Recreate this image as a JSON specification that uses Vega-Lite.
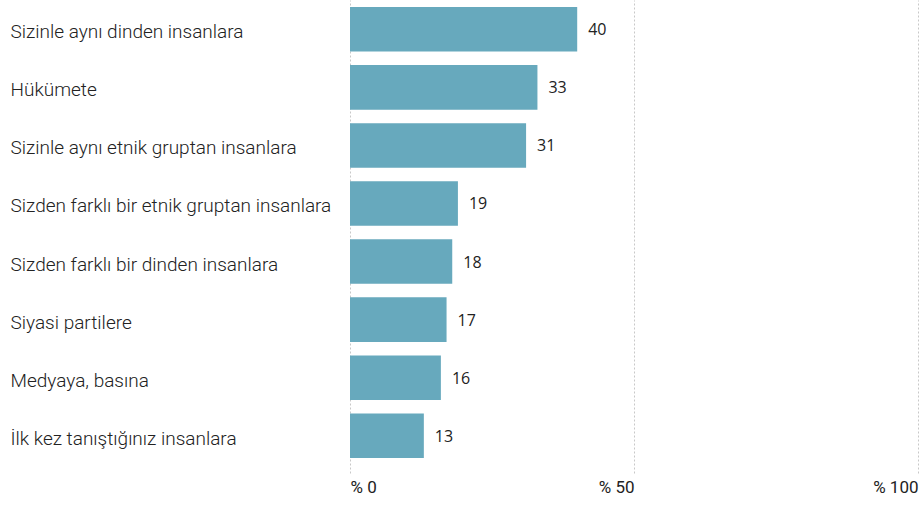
{
  "$schema": "https://vega.github.io/schema/vega-lite/v6.json",
  "width": 568,
  "height": 473,
  "padding": {"left": 10, "top": 0, "right": 3, "bottom": 0},
  "background": "white",
  "config": {"view": {"stroke": null}},
  "data": {
    "values": [
      {"category": "Sizinle aynı dinden insanlara", "value": 40},
      {"category": "Hükümete", "value": 33},
      {"category": "Sizinle aynı etnik gruptan insanlara", "value": 31},
      {"category": "Sizden farklı bir etnik gruptan insanlara", "value": 19},
      {"category": "Sizden farklı bir dinden insanlara", "value": 18},
      {"category": "Siyasi partilere", "value": 17},
      {"category": "Medyaya, basına", "value": 16},
      {"category": "İlk kez tanıştığınız insanlara", "value": 13}
    ]
  },
  "encoding": {
    "y": {
      "field": "category",
      "type": "nominal",
      "sort": null,
      "scale": {"paddingInner": 0.233, "paddingOuter": 0.19, "align": 0.32},
      "axis": {
        "title": null,
        "domain": false,
        "ticks": false,
        "labelAlign": "left",
        "labelPadding": 340,
        "labelOffset": 3,
        "labelFont": "Roboto",
        "labelFontWeight": 300,
        "labelFontSize": 19,
        "labelColor": "#222222",
        "labelLimit": 400
      }
    },
    "x": {
      "field": "value",
      "type": "quantitative",
      "scale": {"domain": [0, 100]},
      "axis": {
        "title": null,
        "values": [0, 50, 100],
        "labelExpr": "'% ' + datum.value",
        "domain": false,
        "ticks": false,
        "grid": true,
        "gridDash": [2, 2],
        "gridColor": "#c8c8c8",
        "gridWidth": 1,
        "labelAlign": {"condition": {"test": "datum.value == 0", "value": "left"}, "value": "right"},
        "labelPadding": 6,
        "labelFont": "Roboto",
        "labelFontSize": 17,
        "labelColor": "#222222"
      }
    }
  },
  "layer": [
    {"mark": {"type": "bar", "color": "#67a9bd"}},
    {
      "mark": {"type": "text", "align": "left", "baseline": "middle", "dx": 11, "dy": 1, "font": "Open Sans", "fontSize": 16, "color": "#222222"},
      "encoding": {"text": {"field": "value", "type": "quantitative"}}
    }
  ]
}
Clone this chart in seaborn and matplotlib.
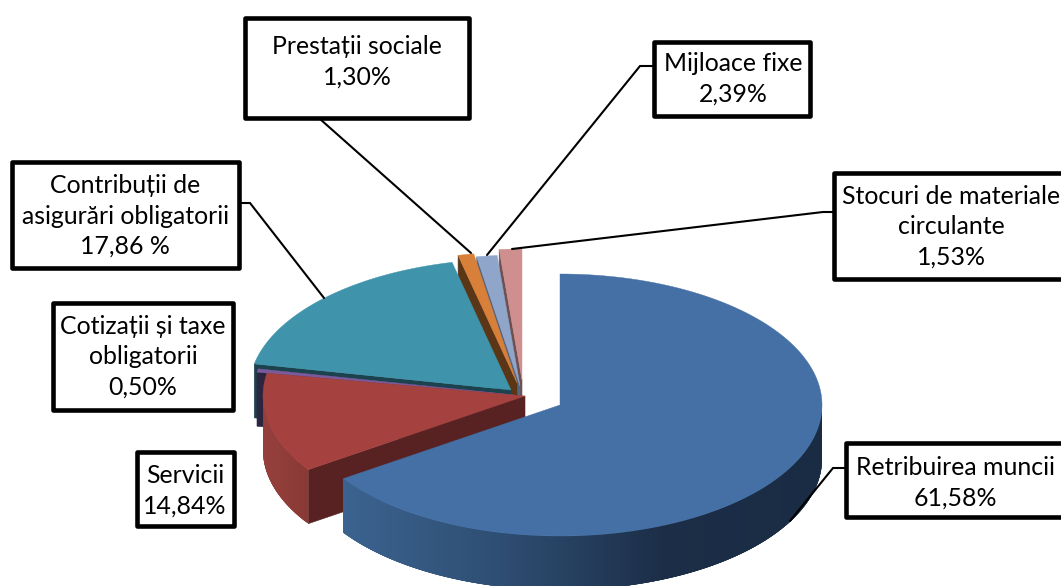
import numpy as np
import matplotlib
matplotlib.use("Agg")
import matplotlib.pyplot as plt
from matplotlib.patches import Rectangle
import seaborn as sns

# ---- data (clockwise from 12 o'clock) ----
categories = ["Retribuirea muncii", "Servicii", "Cotizații și taxe\nobligatorii",
              "Contribuții de\nasigurări obligatorii", "Prestații sociale",
              "Mijloace fixe", "Stocuri de materiale\ncirculante"]
shares = [61.58, 14.84, 0.50, 17.86, 1.30, 2.39, 1.53]
share_labels = ["61,58%", "14,84%", "0,50%", "17,86 %", "1,30%", "2,39%", "1,53%"]

# ---- styles ----
top_colors = ["#4470a5", "#a5423f", "#7b5a9c", "#3f93ab", "#d8803a", "#8fa5ca", "#cf8f8f"]
cut_colors = ["#1b2e45", "#582222", "#2b2540", "#1c424e", "#5a3617", "#566580", "#6e5050"]
side_ramps = [["#3b638f", "#2e4d72", "#1c2e47", "#1a2c44"], ["#96403c", "#8a3935"],
              ["#2b2540"], ["#1c424e"], ["#5a3617"], ["#566580"], ["#6e5050"]]

# ---- layout: exploded apex of each slice, ellipse, extrusion ----
apex_x = [560, 525, 515, 511, 517, 520, 522]
apex_y = [405, 396, 395, 390, 383, 386, 380]
RX, RY, DEPTH = 262, 131, 54
# the reference's 3D renderer widens the front of the pie: angle correction
warp_true = [0, 221.7, 276.9, 341.2, 345.9, 354.5, 360]
warp_drawn = [0, 235.8, 281.5, 347.0, 350.5, 355.0, 360]

box_xyxy = [(846, 443, 1075, 517), (137, 452, 234, 526), (53, 303, 233, 410),
            (12, 162, 239, 268), (245, 18, 469, 118), (654, 42, 810, 116), (834, 173, 1075, 279)]
text_xy = [(955, 483), (185, 491), (143, 357), (125, 216), (357, 62), (733, 79), (951, 227)]
leaders = [[(846, 468), (833, 468), (790, 521)], None, None,
           [(241, 203), (250, 203), (324, 298)], [(320, 119), (471, 253)],
           [(654, 66), (640, 66), (487, 255)], [(834, 212), (823, 212), (512, 249)]]

sns.set_theme(style="white")
plt.rcParams["font.family"] = ["Lato", "Open Sans", "DejaVu Sans"]

fig = plt.figure(figsize=(10.61, 5.86), dpi=100)
ax = fig.add_axes([0, 0, 1, 1])
ax.set_xlim(0, 1061)
ax.set_ylim(586, 0)
ax.axis("off")

edges = np.concatenate([[0], np.cumsum(shares)]) / np.sum(shares) * 360
angles = np.interp(edges, warp_true, warp_drawn)


def rim(cx, cy, a):
    r = np.radians(a)
    return cx + RX * np.sin(r), cy - RY * np.cos(r)


for i in reversed(range(len(shares))):
    a0, a1 = angles[i], angles[i + 1]
    cx, cy = apex_x[i], apex_y[i]
    base = 2 + (6 - i) * 3
    # cut face at the slice's starting edge
    ex, ey = rim(cx, cy, a0)
    ax.fill([cx, ex, ex, cx], [cy, ey, ey + DEPTH, cy + DEPTH],
            color=cut_colors[i], lw=0.4, zorder=base)
    # curved outer wall for the part that faces the viewer
    lo, hi = max(a0, 90), min(a1, 270)
    if hi > lo:
        steps = np.linspace(lo, hi, int((hi - lo) * 3) + 2)
        xs_all = rim(cx, cy, steps)[0]
        xl, xr = xs_all.min(), xs_all.max()
        ramp = sns.blend_palette(side_ramps[i], 256)
        # painted from high angle to low so every strip overlaps its neighbour
        for s0, s1 in zip(steps[:-1], steps[1:]):
            sx = np.linspace(s0, min(s1 + 1.0, hi), 4)
            x, y = rim(cx, cy, sx)
            t = (rim(cx, cy, (s0 + s1) / 2)[0] - xl) / max(xr - xl, 1)
            col = ramp[int(np.clip(t, 0, 1) * 255)]
            ax.fill(np.r_[x, x[::-1]], np.r_[y, y[::-1] + DEPTH],
                    facecolor=col, edgecolor="none", lw=0, zorder=base + 1)
    # top face
    arc = np.linspace(a0, a1, max(int(a1 - a0) * 2, 8))
    px, py = rim(cx, cy, arc)
    ax.fill(np.r_[cx, px], np.r_[cy, py], color=top_colors[i], lw=0.3, zorder=base + 2)

# leader lines and label boxes
for i, name in enumerate(categories):
    if leaders[i]:
        lx, ly = zip(*leaders[i])
        ax.plot(lx, ly, color="black", lw=1.5, zorder=40, solid_joinstyle="miter")
    x0, y0, x1, y1 = box_xyxy[i]
    ax.add_patch(Rectangle((x0, y0), x1 - x0, y1 - y0, fc="white", ec="black",
                           lw=3.3, joinstyle="round", zorder=41))
    ax.text(*text_xy[i], f"{name}\n{share_labels[i]}", ha="center", va="center",
            ma="center", fontsize=17.9, color="black", linespacing=1.39, zorder=42)

fig.savefig("out.png", dpi=100)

*****

Transcribe the records above exactly, omitting every picture they contain.

Recreate this image as a JSON specification that uses Vega-Lite.
{
  "$schema": "https://vega.github.io/schema/vega-lite/v6.json",
  "width": 568,
  "height": 473,
  "padding": {"left": 10, "top": 0, "right": 3, "bottom": 0},
  "background": "white",
  "config": {"view": {"stroke": null}},
  "data": {
    "values": [
      {"category": "Sizinle aynı dinden insanlara", "value": 40},
      {"category": "Hükümete", "value": 33},
      {"category": "Sizinle aynı etnik gruptan insanlara", "value": 31},
      {"category": "Sizden farklı bir etnik gruptan insanlara", "value": 19},
      {"category": "Sizden farklı bir dinden insanlara", "value": 18},
      {"category": "Siyasi partilere", "value": 17},
      {"category": "Medyaya, basına", "value": 16},
      {"category": "İlk kez tanıştığınız insanlara", "value": 13}
    ]
  },
  "encoding": {
    "y": {
      "field": "category",
      "type": "nominal",
      "sort": null,
      "scale": {"paddingInner": 0.233, "paddingOuter": 0.19, "align": 0.32},
      "axis": {
        "title": null,
        "domain": false,
        "ticks": false,
        "labelAlign": "left",
        "labelPadding": 340,
        "labelOffset": 3,
        "labelFont": "Roboto",
        "labelFontWeight": 300,
        "labelFontSize": 19,
        "labelColor": "#222222",
        "labelLimit": 400
      }
    },
    "x": {
      "field": "value",
      "type": "quantitative",
      "scale": {"domain": [0, 100]},
      "axis": {
        "title": null,
        "values": [0, 50, 100],
        "labelExpr": "'% ' + datum.value",
        "domain": false,
        "ticks": false,
        "grid": true,
        "gridDash": [2, 2],
        "gridColor": "#c8c8c8",
        "gridWidth": 1,
        "labelAlign": {"condition": {"test": "datum.value == 0", "value": "left"}, "value": "right"},
        "labelPadding": 6,
        "labelFont": "Roboto",
        "labelFontSize": 17,
        "labelColor": "#222222"
      }
    }
  },
  "layer": [
    {"mark": {"type": "bar", "color": "#67a9bd"}},
    {
      "mark": {"type": "text", "align": "left", "baseline": "middle", "dx": 11, "dy": 1, "font": "Open Sans", "fontSize": 16, "color": "#222222"},
      "encoding": {"text": {"field": "value", "type": "quantitative"}}
    }
  ]
}
Clone this chart in seaborn and matplotlib.
import numpy as np
import matplotlib
matplotlib.use("Agg")
import matplotlib.pyplot as plt
from matplotlib.patches import Rectangle
import seaborn as sns

# ---- data (clockwise from 12 o'clock) ----
categories = ["Retribuirea muncii", "Servicii", "Cotizații și taxe\nobligatorii",
              "Contribuții de\nasigurări obligatorii", "Prestații sociale",
              "Mijloace fixe", "Stocuri de materiale\ncirculante"]
shares = [61.58, 14.84, 0.50, 17.86, 1.30, 2.39, 1.53]
share_labels = ["61,58%", "14,84%", "0,50%", "17,86 %", "1,30%", "2,39%", "1,53%"]

# ---- styles ----
top_colors = ["#4470a5", "#a5423f", "#7b5a9c", "#3f93ab", "#d8803a", "#8fa5ca", "#cf8f8f"]
cut_colors = ["#1b2e45", "#582222", "#2b2540", "#1c424e", "#5a3617", "#566580", "#6e5050"]
side_ramps = [["#3b638f", "#2e4d72", "#1c2e47", "#1a2c44"], ["#96403c", "#8a3935"],
              ["#2b2540"], ["#1c424e"], ["#5a3617"], ["#566580"], ["#6e5050"]]

# ---- layout: exploded apex of each slice, ellipse, extrusion ----
apex_x = [560, 525, 515, 511, 517, 520, 522]
apex_y = [405, 396, 395, 390, 383, 386, 380]
RX, RY, DEPTH = 262, 131, 54
# the reference's 3D renderer widens the front of the pie: angle correction
warp_true = [0, 221.7, 276.9, 341.2, 345.9, 354.5, 360]
warp_drawn = [0, 235.8, 281.5, 347.0, 350.5, 355.0, 360]

box_xyxy = [(846, 443, 1075, 517), (137, 452, 234, 526), (53, 303, 233, 410),
            (12, 162, 239, 268), (245, 18, 469, 118), (654, 42, 810, 116), (834, 173, 1075, 279)]
text_xy = [(955, 483), (185, 491), (143, 357), (125, 216), (357, 62), (733, 79), (951, 227)]
leaders = [[(846, 468), (833, 468), (790, 521)], None, None,
           [(241, 203), (250, 203), (324, 298)], [(320, 119), (471, 253)],
           [(654, 66), (640, 66), (487, 255)], [(834, 212), (823, 212), (512, 249)]]

sns.set_theme(style="white")
plt.rcParams["font.family"] = ["Lato", "Open Sans", "DejaVu Sans"]

fig = plt.figure(figsize=(10.61, 5.86), dpi=100)
ax = fig.add_axes([0, 0, 1, 1])
ax.set_xlim(0, 1061)
ax.set_ylim(586, 0)
ax.axis("off")

edges = np.concatenate([[0], np.cumsum(shares)]) / np.sum(shares) * 360
angles = np.interp(edges, warp_true, warp_drawn)


def rim(cx, cy, a):
    r = np.radians(a)
    return cx + RX * np.sin(r), cy - RY * np.cos(r)


for i in reversed(range(len(shares))):
    a0, a1 = angles[i], angles[i + 1]
    cx, cy = apex_x[i], apex_y[i]
    base = 2 + (6 - i) * 3
    # cut face at the slice's starting edge
    ex, ey = rim(cx, cy, a0)
    ax.fill([cx, ex, ex, cx], [cy, ey, ey + DEPTH, cy + DEPTH],
            color=cut_colors[i], lw=0.4, zorder=base)
    # curved outer wall for the part that faces the viewer
    lo, hi = max(a0, 90), min(a1, 270)
    if hi > lo:
        steps = np.linspace(lo, hi, int((hi - lo) * 3) + 2)
        xs_all = rim(cx, cy, steps)[0]
        xl, xr = xs_all.min(), xs_all.max()
        ramp = sns.blend_palette(side_ramps[i], 256)
        # painted from high angle to low so every strip overlaps its neighbour
        for s0, s1 in zip(steps[:-1], steps[1:]):
            sx = np.linspace(s0, min(s1 + 1.0, hi), 4)
            x, y = rim(cx, cy, sx)
            t = (rim(cx, cy, (s0 + s1) / 2)[0] - xl) / max(xr - xl, 1)
            col = ramp[int(np.clip(t, 0, 1) * 255)]
            ax.fill(np.r_[x, x[::-1]], np.r_[y, y[::-1] + DEPTH],
                    facecolor=col, edgecolor="none", lw=0, zorder=base + 1)
    # top face
    arc = np.linspace(a0, a1, max(int(a1 - a0) * 2, 8))
    px, py = rim(cx, cy, arc)
    ax.fill(np.r_[cx, px], np.r_[cy, py], color=top_colors[i], lw=0.3, zorder=base + 2)

# leader lines and label boxes
for i, name in enumerate(categories):
    if leaders[i]:
        lx, ly = zip(*leaders[i])
        ax.plot(lx, ly, color="black", lw=1.5, zorder=40, solid_joinstyle="miter")
    x0, y0, x1, y1 = box_xyxy[i]
    ax.add_patch(Rectangle((x0, y0), x1 - x0, y1 - y0, fc="white", ec="black",
                           lw=3.3, joinstyle="round", zorder=41))
    ax.text(*text_xy[i], f"{name}\n{share_labels[i]}", ha="center", va="center",
            ma="center", fontsize=17.9, color="black", linespacing=1.39, zorder=42)

fig.savefig("out.png", dpi=100)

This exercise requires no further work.